● The exercise
Omit any picture, and return the remaining data exactly as written.
:: Supplied material ::
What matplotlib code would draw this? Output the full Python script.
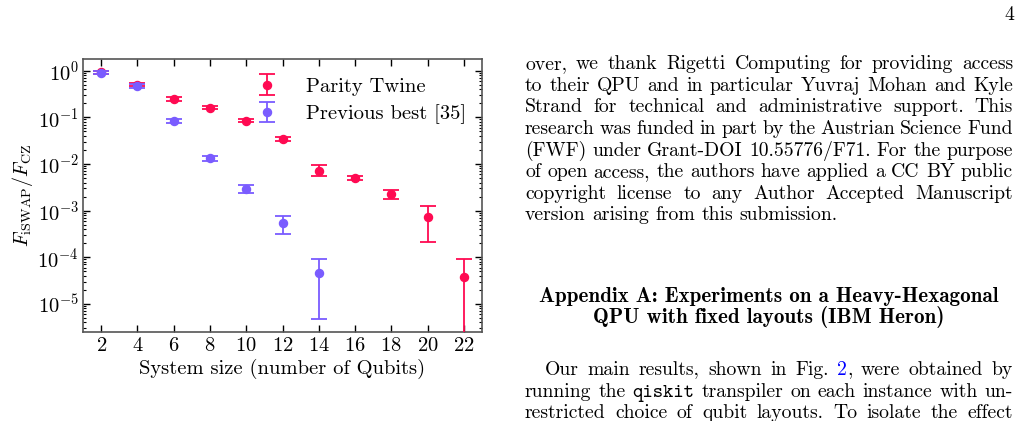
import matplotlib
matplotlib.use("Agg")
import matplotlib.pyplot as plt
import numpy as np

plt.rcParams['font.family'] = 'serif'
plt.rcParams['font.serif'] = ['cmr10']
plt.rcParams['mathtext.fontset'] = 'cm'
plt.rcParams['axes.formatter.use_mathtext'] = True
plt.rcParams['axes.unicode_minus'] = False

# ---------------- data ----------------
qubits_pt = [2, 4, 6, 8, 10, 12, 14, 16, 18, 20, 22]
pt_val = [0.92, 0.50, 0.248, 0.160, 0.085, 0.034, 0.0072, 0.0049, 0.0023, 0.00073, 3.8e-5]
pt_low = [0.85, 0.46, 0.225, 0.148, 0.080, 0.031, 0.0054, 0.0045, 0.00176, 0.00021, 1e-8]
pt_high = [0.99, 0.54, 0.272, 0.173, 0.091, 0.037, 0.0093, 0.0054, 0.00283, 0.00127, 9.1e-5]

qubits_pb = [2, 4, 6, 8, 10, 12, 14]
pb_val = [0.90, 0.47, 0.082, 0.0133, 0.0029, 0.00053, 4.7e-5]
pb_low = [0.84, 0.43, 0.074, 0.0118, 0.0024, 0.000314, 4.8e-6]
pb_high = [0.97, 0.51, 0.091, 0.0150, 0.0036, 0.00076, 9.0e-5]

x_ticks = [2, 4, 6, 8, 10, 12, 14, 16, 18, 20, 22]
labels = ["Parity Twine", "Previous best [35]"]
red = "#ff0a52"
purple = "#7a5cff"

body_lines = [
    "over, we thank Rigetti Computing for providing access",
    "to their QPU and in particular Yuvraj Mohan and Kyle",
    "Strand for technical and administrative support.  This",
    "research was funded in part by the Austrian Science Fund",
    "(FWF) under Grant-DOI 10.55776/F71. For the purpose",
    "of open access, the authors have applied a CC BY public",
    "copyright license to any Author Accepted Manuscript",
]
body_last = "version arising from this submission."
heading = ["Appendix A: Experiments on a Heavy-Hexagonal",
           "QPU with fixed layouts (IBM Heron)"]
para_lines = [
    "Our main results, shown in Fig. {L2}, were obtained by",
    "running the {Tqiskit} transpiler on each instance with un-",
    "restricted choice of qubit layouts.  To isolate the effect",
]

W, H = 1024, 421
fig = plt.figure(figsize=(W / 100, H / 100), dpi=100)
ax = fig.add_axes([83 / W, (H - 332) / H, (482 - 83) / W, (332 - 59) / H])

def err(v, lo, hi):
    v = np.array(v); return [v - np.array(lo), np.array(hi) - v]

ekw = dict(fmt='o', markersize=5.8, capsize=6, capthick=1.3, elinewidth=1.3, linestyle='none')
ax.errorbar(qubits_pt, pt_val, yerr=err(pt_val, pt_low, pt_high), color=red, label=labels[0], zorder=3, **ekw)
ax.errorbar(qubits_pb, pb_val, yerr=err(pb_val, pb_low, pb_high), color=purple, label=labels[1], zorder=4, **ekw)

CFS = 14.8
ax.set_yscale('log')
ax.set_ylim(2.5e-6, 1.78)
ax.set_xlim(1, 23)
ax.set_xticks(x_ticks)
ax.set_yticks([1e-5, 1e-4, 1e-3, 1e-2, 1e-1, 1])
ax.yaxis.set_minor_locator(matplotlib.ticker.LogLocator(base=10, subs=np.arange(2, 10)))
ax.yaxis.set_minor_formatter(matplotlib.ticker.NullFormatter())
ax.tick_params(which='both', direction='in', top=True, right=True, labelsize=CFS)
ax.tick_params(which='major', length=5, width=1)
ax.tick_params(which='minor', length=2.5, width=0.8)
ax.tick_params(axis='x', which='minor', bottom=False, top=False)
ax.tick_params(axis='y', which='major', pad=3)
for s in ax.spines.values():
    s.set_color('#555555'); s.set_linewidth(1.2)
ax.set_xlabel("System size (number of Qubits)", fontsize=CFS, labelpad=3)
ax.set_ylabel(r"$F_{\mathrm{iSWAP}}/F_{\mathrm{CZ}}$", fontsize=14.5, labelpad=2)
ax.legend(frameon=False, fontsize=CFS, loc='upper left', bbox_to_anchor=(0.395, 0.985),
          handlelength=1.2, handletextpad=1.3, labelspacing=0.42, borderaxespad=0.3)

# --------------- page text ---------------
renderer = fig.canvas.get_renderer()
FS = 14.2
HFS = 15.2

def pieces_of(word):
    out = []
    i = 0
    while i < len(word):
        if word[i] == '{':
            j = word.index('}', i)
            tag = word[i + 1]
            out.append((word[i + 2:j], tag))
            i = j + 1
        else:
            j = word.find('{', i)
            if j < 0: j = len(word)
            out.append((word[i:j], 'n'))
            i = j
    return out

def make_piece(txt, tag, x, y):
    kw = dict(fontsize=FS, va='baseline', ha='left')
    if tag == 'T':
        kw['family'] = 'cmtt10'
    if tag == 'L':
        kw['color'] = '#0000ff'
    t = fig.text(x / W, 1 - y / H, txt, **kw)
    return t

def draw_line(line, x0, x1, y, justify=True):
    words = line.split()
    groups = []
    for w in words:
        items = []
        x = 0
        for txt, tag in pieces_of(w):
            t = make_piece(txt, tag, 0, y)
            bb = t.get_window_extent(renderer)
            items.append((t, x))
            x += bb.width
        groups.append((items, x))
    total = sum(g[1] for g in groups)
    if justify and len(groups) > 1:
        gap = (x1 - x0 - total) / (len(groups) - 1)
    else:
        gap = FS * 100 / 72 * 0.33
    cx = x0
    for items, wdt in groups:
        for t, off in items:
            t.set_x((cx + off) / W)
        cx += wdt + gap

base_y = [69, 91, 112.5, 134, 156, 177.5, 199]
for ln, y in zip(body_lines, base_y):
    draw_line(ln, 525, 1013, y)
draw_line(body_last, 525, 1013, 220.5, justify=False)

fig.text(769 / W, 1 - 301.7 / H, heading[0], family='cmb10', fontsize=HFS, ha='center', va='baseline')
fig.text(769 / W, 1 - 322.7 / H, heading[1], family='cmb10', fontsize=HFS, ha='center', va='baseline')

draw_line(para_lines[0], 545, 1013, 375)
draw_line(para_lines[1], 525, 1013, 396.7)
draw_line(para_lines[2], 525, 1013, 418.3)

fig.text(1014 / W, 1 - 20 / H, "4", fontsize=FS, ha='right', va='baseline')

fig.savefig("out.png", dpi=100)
:::
● Output of the task
What matplotlib code would draw this? Output the full Python script.
import matplotlib
matplotlib.use("Agg")
import matplotlib.pyplot as plt
import numpy as np

plt.rcParams['font.family'] = 'serif'
plt.rcParams['font.serif'] = ['cmr10']
plt.rcParams['mathtext.fontset'] = 'cm'
plt.rcParams['axes.formatter.use_mathtext'] = True
plt.rcParams['axes.unicode_minus'] = False

# ---------------- data ----------------
qubits_pt = [2, 4, 6, 8, 10, 12, 14, 16, 18, 20, 22]
pt_val = [0.92, 0.50, 0.248, 0.160, 0.085, 0.034, 0.0072, 0.0049, 0.0023, 0.00073, 3.8e-5]
pt_low = [0.85, 0.46, 0.225, 0.148, 0.080, 0.031, 0.0054, 0.0045, 0.00176, 0.00021, 1e-8]
pt_high = [0.99, 0.54, 0.272, 0.173, 0.091, 0.037, 0.0093, 0.0054, 0.00283, 0.00127, 9.1e-5]

qubits_pb = [2, 4, 6, 8, 10, 12, 14]
pb_val = [0.90, 0.47, 0.082, 0.0133, 0.0029, 0.00053, 4.7e-5]
pb_low = [0.84, 0.43, 0.074, 0.0118, 0.0024, 0.000314, 4.8e-6]
pb_high = [0.97, 0.51, 0.091, 0.0150, 0.0036, 0.00076, 9.0e-5]

x_ticks = [2, 4, 6, 8, 10, 12, 14, 16, 18, 20, 22]
labels = ["Parity Twine", "Previous best [35]"]
red = "#ff0a52"
purple = "#7a5cff"

body_lines = [
    "over, we thank Rigetti Computing for providing access",
    "to their QPU and in particular Yuvraj Mohan and Kyle",
    "Strand for technical and administrative support.  This",
    "research was funded in part by the Austrian Science Fund",
    "(FWF) under Grant-DOI 10.55776/F71. For the purpose",
    "of open access, the authors have applied a CC BY public",
    "copyright license to any Author Accepted Manuscript",
]
body_last = "version arising from this submission."
heading = ["Appendix A: Experiments on a Heavy-Hexagonal",
           "QPU with fixed layouts (IBM Heron)"]
para_lines = [
    "Our main results, shown in Fig. {L2}, were obtained by",
    "running the {Tqiskit} transpiler on each instance with un-",
    "restricted choice of qubit layouts.  To isolate the effect",
]

W, H = 1024, 421
fig = plt.figure(figsize=(W / 100, H / 100), dpi=100)
ax = fig.add_axes([83 / W, (H - 332) / H, (482 - 83) / W, (332 - 59) / H])

def err(v, lo, hi):
    v = np.array(v); return [v - np.array(lo), np.array(hi) - v]

ekw = dict(fmt='o', markersize=5.8, capsize=6, capthick=1.3, elinewidth=1.3, linestyle='none')
ax.errorbar(qubits_pt, pt_val, yerr=err(pt_val, pt_low, pt_high), color=red, label=labels[0], zorder=3, **ekw)
ax.errorbar(qubits_pb, pb_val, yerr=err(pb_val, pb_low, pb_high), color=purple, label=labels[1], zorder=4, **ekw)

CFS = 14.8
ax.set_yscale('log')
ax.set_ylim(2.5e-6, 1.78)
ax.set_xlim(1, 23)
ax.set_xticks(x_ticks)
ax.set_yticks([1e-5, 1e-4, 1e-3, 1e-2, 1e-1, 1])
ax.yaxis.set_minor_locator(matplotlib.ticker.LogLocator(base=10, subs=np.arange(2, 10)))
ax.yaxis.set_minor_formatter(matplotlib.ticker.NullFormatter())
ax.tick_params(which='both', direction='in', top=True, right=True, labelsize=CFS)
ax.tick_params(which='major', length=5, width=1)
ax.tick_params(which='minor', length=2.5, width=0.8)
ax.tick_params(axis='x', which='minor', bottom=False, top=False)
ax.tick_params(axis='y', which='major', pad=3)
for s in ax.spines.values():
    s.set_color('#555555'); s.set_linewidth(1.2)
ax.set_xlabel("System size (number of Qubits)", fontsize=CFS, labelpad=3)
ax.set_ylabel(r"$F_{\mathrm{iSWAP}}/F_{\mathrm{CZ}}$", fontsize=14.5, labelpad=2)
ax.legend(frameon=False, fontsize=CFS, loc='upper left', bbox_to_anchor=(0.395, 0.985),
          handlelength=1.2, handletextpad=1.3, labelspacing=0.42, borderaxespad=0.3)

# --------------- page text ---------------
renderer = fig.canvas.get_renderer()
FS = 14.2
HFS = 15.2

def pieces_of(word):
    out = []
    i = 0
    while i < len(word):
        if word[i] == '{':
            j = word.index('}', i)
            tag = word[i + 1]
            out.append((word[i + 2:j], tag))
            i = j + 1
        else:
            j = word.find('{', i)
            if j < 0: j = len(word)
            out.append((word[i:j], 'n'))
            i = j
    return out

def make_piece(txt, tag, x, y):
    kw = dict(fontsize=FS, va='baseline', ha='left')
    if tag == 'T':
        kw['family'] = 'cmtt10'
    if tag == 'L':
        kw['color'] = '#0000ff'
    t = fig.text(x / W, 1 - y / H, txt, **kw)
    return t

def draw_line(line, x0, x1, y, justify=True):
    words = line.split()
    groups = []
    for w in words:
        items = []
        x = 0
        for txt, tag in pieces_of(w):
            t = make_piece(txt, tag, 0, y)
            bb = t.get_window_extent(renderer)
            items.append((t, x))
            x += bb.width
        groups.append((items, x))
    total = sum(g[1] for g in groups)
    if justify and len(groups) > 1:
        gap = (x1 - x0 - total) / (len(groups) - 1)
    else:
        gap = FS * 100 / 72 * 0.33
    cx = x0
    for items, wdt in groups:
        for t, off in items:
            t.set_x((cx + off) / W)
        cx += wdt + gap

base_y = [69, 91, 112.5, 134, 156, 177.5, 199]
for ln, y in zip(body_lines, base_y):
    draw_line(ln, 525, 1013, y)
draw_line(body_last, 525, 1013, 220.5, justify=False)

fig.text(769 / W, 1 - 301.7 / H, heading[0], family='cmb10', fontsize=HFS, ha='center', va='baseline')
fig.text(769 / W, 1 - 322.7 / H, heading[1], family='cmb10', fontsize=HFS, ha='center', va='baseline')

draw_line(para_lines[0], 545, 1013, 375)
draw_line(para_lines[1], 525, 1013, 396.7)
draw_line(para_lines[2], 525, 1013, 418.3)

fig.text(1014 / W, 1 - 20 / H, "4", fontsize=FS, ha='right', va='baseline')

fig.savefig("out.png", dpi=100)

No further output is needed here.